[BEGIN DATASET EXTRACT]
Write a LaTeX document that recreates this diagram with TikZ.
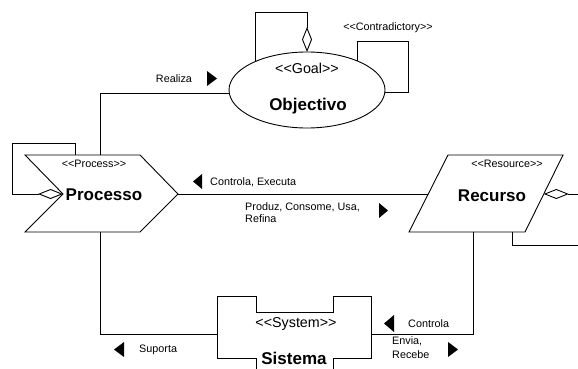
[END DATASET EXTRACT]
[BEGIN DATASET EXTRACT]
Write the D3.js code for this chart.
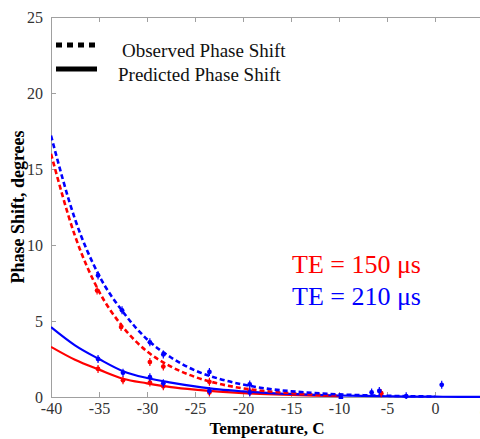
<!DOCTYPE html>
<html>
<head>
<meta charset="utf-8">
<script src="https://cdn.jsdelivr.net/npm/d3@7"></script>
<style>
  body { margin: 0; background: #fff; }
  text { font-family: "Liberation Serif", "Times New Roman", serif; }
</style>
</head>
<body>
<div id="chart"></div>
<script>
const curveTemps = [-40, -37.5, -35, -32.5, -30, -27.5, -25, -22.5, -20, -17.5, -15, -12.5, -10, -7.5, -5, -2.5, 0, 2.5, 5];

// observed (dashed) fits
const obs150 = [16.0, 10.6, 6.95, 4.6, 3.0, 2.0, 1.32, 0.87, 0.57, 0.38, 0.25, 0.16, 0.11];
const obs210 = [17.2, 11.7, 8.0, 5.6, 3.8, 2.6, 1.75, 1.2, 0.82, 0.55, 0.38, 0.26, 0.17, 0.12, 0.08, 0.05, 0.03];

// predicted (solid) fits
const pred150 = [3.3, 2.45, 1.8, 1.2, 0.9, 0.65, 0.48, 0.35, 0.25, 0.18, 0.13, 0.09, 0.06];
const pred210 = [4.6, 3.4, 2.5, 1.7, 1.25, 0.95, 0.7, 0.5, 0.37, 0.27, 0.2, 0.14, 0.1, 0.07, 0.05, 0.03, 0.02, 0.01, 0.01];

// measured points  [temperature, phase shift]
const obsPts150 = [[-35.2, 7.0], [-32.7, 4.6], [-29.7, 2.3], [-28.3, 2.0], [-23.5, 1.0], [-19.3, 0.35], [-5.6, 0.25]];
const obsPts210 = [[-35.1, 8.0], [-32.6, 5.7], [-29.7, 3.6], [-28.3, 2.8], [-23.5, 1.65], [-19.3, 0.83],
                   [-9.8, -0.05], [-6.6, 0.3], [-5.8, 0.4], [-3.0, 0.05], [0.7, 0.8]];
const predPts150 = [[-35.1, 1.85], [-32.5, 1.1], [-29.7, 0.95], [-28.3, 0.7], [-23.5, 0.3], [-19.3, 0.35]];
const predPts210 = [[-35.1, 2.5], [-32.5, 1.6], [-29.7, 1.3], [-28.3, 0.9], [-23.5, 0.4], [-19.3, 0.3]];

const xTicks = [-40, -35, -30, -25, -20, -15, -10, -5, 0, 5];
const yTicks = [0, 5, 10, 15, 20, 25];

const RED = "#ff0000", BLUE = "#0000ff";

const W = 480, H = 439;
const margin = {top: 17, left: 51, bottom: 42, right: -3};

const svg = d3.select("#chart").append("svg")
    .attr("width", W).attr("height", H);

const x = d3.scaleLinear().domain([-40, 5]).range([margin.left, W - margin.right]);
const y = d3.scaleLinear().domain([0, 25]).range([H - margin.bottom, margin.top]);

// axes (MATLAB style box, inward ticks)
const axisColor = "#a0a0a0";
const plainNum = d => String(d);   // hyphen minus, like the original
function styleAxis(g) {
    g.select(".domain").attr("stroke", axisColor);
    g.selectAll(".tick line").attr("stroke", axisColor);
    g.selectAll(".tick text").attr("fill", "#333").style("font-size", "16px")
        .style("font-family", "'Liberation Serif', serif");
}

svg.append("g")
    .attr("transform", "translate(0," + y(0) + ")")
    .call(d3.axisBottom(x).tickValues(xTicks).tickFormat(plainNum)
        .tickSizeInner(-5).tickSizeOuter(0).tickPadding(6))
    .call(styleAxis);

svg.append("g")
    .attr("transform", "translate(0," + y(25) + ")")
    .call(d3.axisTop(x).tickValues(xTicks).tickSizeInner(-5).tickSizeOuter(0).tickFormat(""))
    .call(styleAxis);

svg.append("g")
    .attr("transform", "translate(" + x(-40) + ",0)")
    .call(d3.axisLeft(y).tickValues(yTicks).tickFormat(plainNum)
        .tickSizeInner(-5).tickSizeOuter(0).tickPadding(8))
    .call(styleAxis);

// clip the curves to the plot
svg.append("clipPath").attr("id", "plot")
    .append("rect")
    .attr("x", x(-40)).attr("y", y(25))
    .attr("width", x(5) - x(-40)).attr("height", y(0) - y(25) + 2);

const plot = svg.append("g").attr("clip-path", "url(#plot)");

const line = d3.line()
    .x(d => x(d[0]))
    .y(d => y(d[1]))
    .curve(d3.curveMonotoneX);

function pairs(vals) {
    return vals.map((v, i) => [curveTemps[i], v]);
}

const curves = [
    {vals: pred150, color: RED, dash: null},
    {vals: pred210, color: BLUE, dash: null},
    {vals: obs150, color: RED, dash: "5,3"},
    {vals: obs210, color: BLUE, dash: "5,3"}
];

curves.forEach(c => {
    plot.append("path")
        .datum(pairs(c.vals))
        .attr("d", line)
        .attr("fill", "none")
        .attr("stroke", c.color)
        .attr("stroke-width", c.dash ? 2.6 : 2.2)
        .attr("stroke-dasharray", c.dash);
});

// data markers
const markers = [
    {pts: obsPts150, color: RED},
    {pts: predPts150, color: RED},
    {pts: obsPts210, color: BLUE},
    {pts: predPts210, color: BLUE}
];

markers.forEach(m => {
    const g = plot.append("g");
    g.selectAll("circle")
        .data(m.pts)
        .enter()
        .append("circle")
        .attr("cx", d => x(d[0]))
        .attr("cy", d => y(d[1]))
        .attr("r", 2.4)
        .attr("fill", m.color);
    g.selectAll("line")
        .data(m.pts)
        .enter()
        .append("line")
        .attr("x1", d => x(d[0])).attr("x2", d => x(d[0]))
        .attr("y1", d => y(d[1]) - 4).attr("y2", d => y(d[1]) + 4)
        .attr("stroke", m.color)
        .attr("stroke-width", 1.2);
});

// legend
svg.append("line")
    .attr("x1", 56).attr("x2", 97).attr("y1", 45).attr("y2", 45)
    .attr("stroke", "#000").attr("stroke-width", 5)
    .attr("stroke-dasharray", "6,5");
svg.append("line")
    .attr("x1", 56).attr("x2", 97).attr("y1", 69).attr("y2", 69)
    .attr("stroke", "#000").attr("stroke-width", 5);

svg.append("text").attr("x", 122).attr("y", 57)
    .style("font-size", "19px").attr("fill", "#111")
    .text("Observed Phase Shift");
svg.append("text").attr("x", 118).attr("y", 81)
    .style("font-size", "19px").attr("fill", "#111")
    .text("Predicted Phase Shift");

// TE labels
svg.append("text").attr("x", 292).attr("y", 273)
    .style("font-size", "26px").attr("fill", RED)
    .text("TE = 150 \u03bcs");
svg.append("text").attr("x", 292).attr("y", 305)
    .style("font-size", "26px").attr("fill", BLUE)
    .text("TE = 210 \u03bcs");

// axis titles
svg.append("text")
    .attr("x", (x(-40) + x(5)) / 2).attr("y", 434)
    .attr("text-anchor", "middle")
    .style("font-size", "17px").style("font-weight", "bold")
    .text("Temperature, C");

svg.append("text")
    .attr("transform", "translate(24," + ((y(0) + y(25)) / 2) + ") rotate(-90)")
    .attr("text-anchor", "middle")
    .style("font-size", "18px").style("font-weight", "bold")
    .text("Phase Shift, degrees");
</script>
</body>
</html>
[END DATASET EXTRACT]
_EXERCISE DESCRIPTION:_
Copy exactly, and copy only, the lines from the one with "Write the D3.js code for this chart." to the one with "0.08, 0.05, 0.03];", ends included. Pictures are not part of the copy.

_PROBLEM SOLUTION:_
Write the D3.js code for this chart.
<!DOCTYPE html>
<html>
<head>
<meta charset="utf-8">
<script src="https://cdn.jsdelivr.net/npm/d3@7"></script>
<style>
  body { margin: 0; background: #fff; }
  text { font-family: "Liberation Serif", "Times New Roman", serif; }
</style>
</head>
<body>
<div id="chart"></div>
<script>
const curveTemps = [-40, -37.5, -35, -32.5, -30, -27.5, -25, -22.5, -20, -17.5, -15, -12.5, -10, -7.5, -5, -2.5, 0, 2.5, 5];

// observed (dashed) fits
const obs150 = [16.0, 10.6, 6.95, 4.6, 3.0, 2.0, 1.32, 0.87, 0.57, 0.38, 0.25, 0.16, 0.11];
const obs210 = [17.2, 11.7, 8.0, 5.6, 3.8, 2.6, 1.75, 1.2, 0.82, 0.55, 0.38, 0.26, 0.17, 0.12, 0.08, 0.05, 0.03];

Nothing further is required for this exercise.